The significant improvement in feed conversion and the resultant body weight gain of broilers as obtained in this study may be attributed to the antimicrobial effects of the active ingredients in garlic on intestinal microbes competing with the host for available nutrients or producing toxic bacterial metabolites. Findings of early in vitro studies on inhibitory potentials of garlic on some bacterial pathogens including Bacillus cereus, E. coli, Staphylococcus aureus and Clostridium perfringens have shown varying levels of effectiveness (Onyeagba et al., 2004; Shalaby et al., 2006). Ross et al. (2001), reported that the antibacterial activity of garlic could mainly be attributed to the allicin, (+)-S-ally-L-cysteine sulfoxide, produced by the enzymatic activity of allinase on alliin after crushing or cutting the clove. According to the report of Tekeli et al. (2011), poor performance and increase susceptibility to diseases in birds have been attributed to enteric microbial competition with the host for nutrients, liberation of toxic microbial metabolites and inhibition of the binding of the bile acids to the pertinent substances, thereby decreasing the digestion of fat and fat-soluble vitamins. In this study it was observed that the garlic supplement reduced Clostridium perfringens load among the treatment groups fed garlic-supplemented diets compared to the control group. At 1.0 g kg¯1 supplementation dose, the best of antimicrobial and growth promotant potentials of garlic were evident with the lowest colony count of Clostridium perfringens (i.e., 0.93x105 cfu g¯1 of faecal sample) as well as the best performance indices obtained. However, the antimicrobial effect has no statistical significance (p>0.05) among the treatment groups. Although the real mode of antimicrobial action of garlic is yet to be extensively studied or clearly understood, Banerjee and Sarkar (2003), have reported in vitro bacteriostatic potential of aqueous extract of garlic (Allium sativum) against Gram-positive and Gram-negative food-borne bacterial pathogens including Clostridium perfringens. The mode of action of garlic as potential growth promotant may be related to any of the modes reported about general antibiotics used as growth promoter or feed additives (CAFA, 1997; Ranjhan, 2001).
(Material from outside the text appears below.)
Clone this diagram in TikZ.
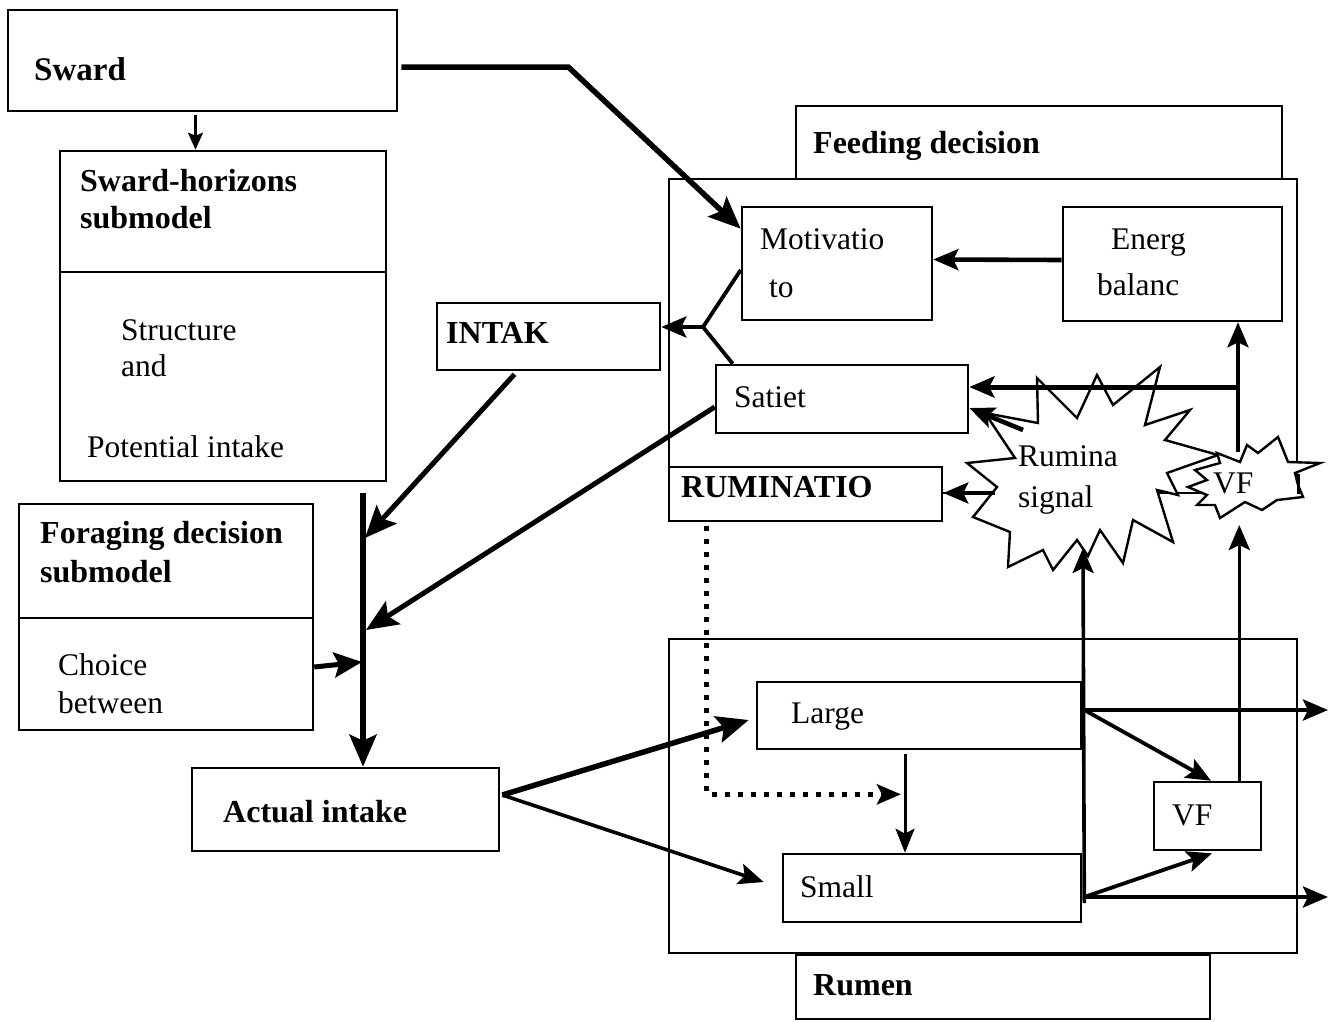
\documentclass[tikz,border=0pt]{standalone}
\usepackage{fontspec}
\setmainfont{Liberation Serif}
\usetikzlibrary{arrows.meta,fit,calc}
\begin{document}
\begin{tikzpicture}[x=1pt,y=-1pt,
 box/.style={draw,line width=2.6pt,fill=white,inner sep=0pt},
 txt/.style={inner sep=0pt,anchor=base west,font=\fontsize{31.5pt}{36pt}\selectfont},
 btxt/.style={inner sep=0pt,anchor=base west,font=\fontsize{32pt}{36pt}\selectfont\bfseries},
 bigarr/.style={line width=5.5pt,-{Stealth[length=32pt,width=27pt,inset=6pt]}},
 medarr/.style={line width=4pt,-{Stealth[length=25pt,width=21pt,inset=5pt]}},
 smallarr/.style={line width=2.4pt,-{Stealth[length=17pt,width=15pt,inset=3pt]}},
 plainline/.style={line width=3.8pt},
 dotline/.style={line width=5.5pt,dash pattern=on 5pt off 8pt},
 starshape/.style={draw,line width=2.4pt,fill=white,line join=miter}]
\useasboundingbox (0,0) rectangle (1334,1021);

% outer frames
\node[box,fit={(669,179) (1297,493)}] (feed) {};
\node[box,fit={(796,106) (1282,179)}] (feedlbl) {};
\node[box,fit={(669,639) (1297,953)}] (rumen) {};
\node[box,fit={(796,955) (1210,1019)}] (rumenlbl) {};

% boxes
\node[box,fit={(8,10) (397,111)}] (sward) {};
\node[box,fit={(60,151) (386,481)}] (horiz) {};
\draw[line width=2.2pt] ($(horiz.north west)+(0,122)$) -- ($(horiz.north east)+(0,122)$);
\node[box,fit={(742,207) (932,320)}] (mot) {};
\node[box,fit={(1063,207) (1282,321)}] (energ) {};
\node[box,fit={(437,303) (660,370)}] (intak) {};
\node[box,fit={(716,365) (968,433)}] (sat) {};
\node[box,fit={(669,467) (942,521)}] (rum) {};
\node[box,fit={(19,504) (313,730)}] (forag) {};
\draw[line width=2.2pt] ($(forag.north west)+(0,115)$) -- ($(forag.north east)+(0,115)$);
\node[box,fit={(192,768) (499,851)}] (actual) {};
\node[box,fit={(757,682) (1081,749)}] (large) {};
\node[box,fit={(783,854) (1081,922)}] (small) {};
\node[box,fit={(1154,782) (1261,850)}] (vf) {};

% stars
\draw[starshape] (1037,378) -- (1077,418) -- (1097,375) -- (1113,405) -- (1160,367)
 -- (1145,425) -- (1190,410) -- (1165,440) -- (1218,455) -- (1167,473) -- (1178,495)
 -- (1157,490) -- (1173,542) -- (1133,520) -- (1123,563) -- (1100,530) -- (1088,556)
 -- (1077,540) -- (1053,570) -- (1043,550) -- (1008,567) -- (1010,532) -- (973,517)
 -- (997,487) -- (967,463) -- (1015,458) -- (985,413) -- (1038,423) -- cycle;
\draw[starshape] (1217,453) -- (1240,462) -- (1247,445) -- (1258,453) -- (1278,437)
 -- (1288,462) -- (1320,463) -- (1295,473) -- (1298,485) -- (1303,497) -- (1277,500)
 -- (1262,510) -- (1245,502) -- (1220,518) -- (1215,505) -- (1197,505) -- (1207,495)
 -- (1188,487) -- (1207,480) -- (1195,470) -- (1220,463) -- cycle;
\draw[line width=2.6pt] ($(feed.south east)+(0,-20)$) -- (feed.south east);

% texts
\node[btxt,font=\fontsize{33pt}{36pt}\selectfont\bfseries] (t-sward) at (34,80) {Sward};
\node[btxt] (t-hor1) at (80,191) {Sward-horizons};
\node[btxt] (t-hor2) at (80,228) {submodel};
\node[txt] (t-hor3) at (121,340) {Structure};
\node[txt] (t-hor4) at (121,376) {and};
\node[txt] (t-hor5) at (87,457) {Potential intake};
\node[btxt] (t-feed) at (813,153) {Feeding decision};
\node[txt] (t-mot1) at (760,249) {Motivatio};
\node[txt] (t-mot2) at (769,297) {to};
\node[txt] (t-en1) at (1111,249) {Energ};
\node[txt] (t-en2) at (1097,295) {balanc};
\node[btxt] (t-intak) at (446,343) {INTAK};
\node[txt] (t-sat) at (734,407) {Satiet};
\node[btxt] (t-rum) at (681,497) {RUMINATIO};
\node[txt] (t-rs1) at (1018,466) {Rumina};
\node[txt] (t-rs2) at (1018,507) {signal};
\node[txt] (t-vfs) at (1213,493) {VF};
\node[btxt] (t-for1) at (40,543) {Foraging decision};
\node[btxt] (t-for2) at (40,582) {submodel};
\node[txt] (t-for3) at (58,675) {Choice};
\node[txt] (t-for4) at (58,713) {between};
\node[btxt] (t-act) at (223,822) {Actual intake};
\node[txt] (t-large) at (791,723) {Large};
\node[txt] (t-small) at (800,897) {Small};
\node[txt] (t-vf) at (1172,825) {VF};
\node[btxt] (t-rumen) at (813,995) {Rumen};

% coordinates for junctions / star attachment points
\coordinate (fork) at (703,327);
\coordinate (trunk) at (363,493);
\coordinate (rsbot) at (1083,548);
\coordinate (rssat) at (1023,430);
\coordinate (rsrum) at (995,493);
\coordinate (vfsbot) at (1238,525);
\coordinate (vfstop) at (1238,452);
\coordinate (jn) at (1238,387);
\coordinate (out) at (1328,0);

% connectors
\draw[smallarr] ([xshift=-7pt,yshift=-3pt]sward.south) coordinate (s1) -- (s1 |- horiz.north);
\draw[bigarr] ([xshift=3pt,yshift=-6.5pt]sward.east) -- ++(167,0) -- ([yshift=-23pt]mot.north west);
\draw[medarr,line width=4.6pt] ([yshift=4pt]energ.west) -- ([yshift=4pt]mot.east);
\draw[plainline] ([yshift=-6.5pt]mot.west) -- (fork) -- ([xshift=18pt]sat.north west);
\draw[medarr] (fork) -- (fork -| intak.east);
\draw[medarr] (vfstop) -- (vfstop |- energ.south);
\draw[medarr,line width=5pt] (jn) -- (jn -| sat.east);
\draw[medarr,line width=4.6pt] (rssat) -- ([yshift=-9pt]sat.east);
\draw[medarr] (rsrum) -- (rsrum -| rum.east);
\coordinate (ls) at ([xshift=-14pt,yshift=-4pt]large.south);
\draw[medarr,line width=3pt,-{Stealth[length=24pt,width=19pt,inset=5pt]}] (ls) -- (ls |- small.north);
\coordinate (lsmid) at ($(large.south)!0.43!(large.south |- small.north)$);
\draw[dotline,-{Stealth[length=24pt,width=20pt,inset=5pt]}] ([xshift=39pt,yshift=-4pt]rum.south west) coordinate (d0) -- (d0 |- lsmid) -- ([xshift=-18pt]lsmid);
\draw[bigarr] (trunk) -- (trunk |- actual.north);
\draw[bigarr,line width=5pt] ([xshift=-34pt,yshift=-3pt]intak.south) -- ($(trunk)+(2,45)$);
\draw[bigarr,line width=5pt] ([yshift=-8pt]sat.west) -- ($(trunk)+(3,137)$);
\draw[bigarr,line width=5pt,-{Stealth[length=28pt,width=25pt,inset=5pt]}] ([yshift=-50pt]forag.east) -- ($(trunk)+(-1,169)$);
\draw[bigarr] ([xshift=2pt,yshift=14.5pt]actual.east) coordinate (a1) -- ([xshift=-7pt,yshift=-4.5pt]large.west);
\draw[medarr,line width=3.6pt] (a1) -- ([xshift=-18pt,yshift=6pt]small.west);
\draw[medarr,line width=3.6pt] ([xshift=2pt,yshift=-15pt]small.east) -- (rsbot);
\draw[medarr,line width=4.4pt] ([xshift=2pt,yshift=5.5pt]large.east) coordinate (lo) -- (lo -| out);
\draw[medarr,line width=3.8pt] (lo) -- ([xshift=3.5pt]vf.north);
\draw[medarr,line width=4.4pt] ([xshift=2pt,yshift=-9pt]small.east) coordinate (so) -- (so -| out);
\draw[medarr,line width=3.8pt] (so) -- ([xshift=4.5pt,yshift=-2pt]vf.south);
\draw[medarr,line width=3.6pt] ([xshift=-23pt]vf.north east) coordinate (v1) -- (v1 |- vfsbot);
\end{tikzpicture}
\end{document}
The findings of this study showed that garlic depressed feed intake but improved feed conversion ratio significantly both at 1.0 and 1.5 g kg¯1 supplementation levels. Also, garlic supplementation at all levels reduced the caecal load of C. perfringens and numerically improved weight gain of the birds. Therefore, garlic could be supplemented at low dose range of 1.0 to 1.5 g kg¯1 in broilers= diets. These findings may therefore be used as basis for limiting the supplementation level of garlic in broilers diets in order to achieve positive growth response.